Всего только за период с 1931 по 1934 год на основании информации, полученной главным образом от Н. Скоблина, были арестованы 17 агентов и террористов, заброшенных в Советский Союз, удалось установить 11 явочных квартир в Москве, Ленинграде, Закавказье.
Разгром РОВС является славной страницей в истории советской разведки как составной части органов государственной безопасности. Много не менее славных и ярких страниц из истории советской разведки ждут глубоких исследований с тем, чтобы в условиях гласности и постоянно растущего интереса советских людей к деятельности Комитета государственной безопасности поведать им о сложной, трудной, опасной и благородной работе советских разведчиков, для которых не было и нет более святого в жизни, чем беззаветное служение своей социалистической Отчизне…»
Прочитав записку, главный редактор «Недели» ответил, что тема, конечно же, невероятно интересная, но подобный текст для газеты не годится:
— Никто читать не станет. Нужен автор, который сам увлечется темой и напишет увлекательно. — И обещал: — Я вам найду такого автора.
«Неделю» в перестроечные годы, в эпоху расцвета отечественной журналистики, редактировал Виталий Александрович Сырокомский. Мой отчим. Но мне это слово не нравится. Он стал мне отцом. Я его очень любил и многим ему обязан. Рассказав о предложении чекистов, он посоветовал мне взяться за эту тему, учитывая, что я не только обожаю детективы, но и сам пишу шпионские повести:
— Вот и напиши документальный детектив, увлекательный, чтобы читатель не скучал.
— С удовольствием, — с ходу ответил я, — но представленных комитетом справок недостаточно. Невозможно понять и почувствовать людей, о которых они хотят рассказать. Пусть покажут личные дела.

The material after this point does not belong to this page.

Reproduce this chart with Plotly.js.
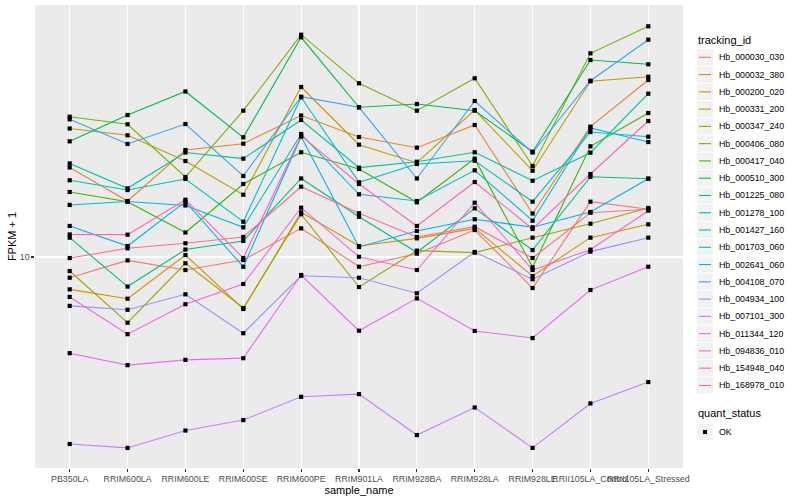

Я даже не понимал, о чем попросил. Личные и рабочие дела агентуры — один из самых охраняемых секретов любой специальной службы. Даже действующим сотрудникам разведки позволено знакомиться только с теми документами, которые им необходимы по службе. На выдачу любого дела нужна санкция начальства. И всякий раз отмечается, кто именно и когда брал ту или иную папку. А показать ее человеку со стороны? Немыслимое дело!
Первое главное управление (внешнюю разведку) КГБ на переговорах с редакцией представлял очень симпатичный полковник, посвятивший службе всю жизнь. Он, что называется, «заболел» этой темой. Ему искренне хотелось, чтобы страна узнала о Плевицкой и Скоблине. К сожалению, полковник скоропостижно ушел из жизни, не дождавшись опубликованных вскоре в «Неделе» очерков. В ту пору он состоял на оперативной работе, и, не получив тогда его согласия, я не имею права назвать имя этого человека.
— Разрешение может дать только председатель, — сказал он. — Доложим.
Председателем Комитета госбезопасности годом ранее назначили Владимира Александровича Крючкова. Невысокого роста, худощавый, лысоватый, он стал одним из самых влиятельных людей в стране. Суховатый в общении, с неподвижным лицом, которое никогда не выдавало мыслей и эмоций, Крючков был завзятым театралом. Не пропускал ни одной интересной премьеры. Я впервые увидел его в театре в середине 1970-х. Мы с отцом заняли свои места в зрительном ряде. И отец, указав на невыразительного человека в очках, стоявшего во втором ряду, вполголоса произнес:
— Смотри, вот начальник советской разведки.
Старательный, надежный, услужливый и безотказный, Крючков после начала перестройки неустанно доказывал, что именно он, служивший в разведке и не имевший отношения к прежним делам КГБ, — тот, кто нужен Горбачеву для обновления жизни страны. И получил повышение: из начальников Первого главного управления стал хозяином всей Лубянки. Ему присвоили звание генерала армии и ввели в политбюро.
В стране наступали новые времена. Крючков, как мог, к ним приспосабливался. Заботился о том, чтобы все видели: гласность распространяется и на КГБ. Встречался с журналистами и даже распорядился приоткрыть архивы внешней разведки. Вот почему и решили рассекретить факт сотрудничества Плевицкой и Скоблина с советской разведкой.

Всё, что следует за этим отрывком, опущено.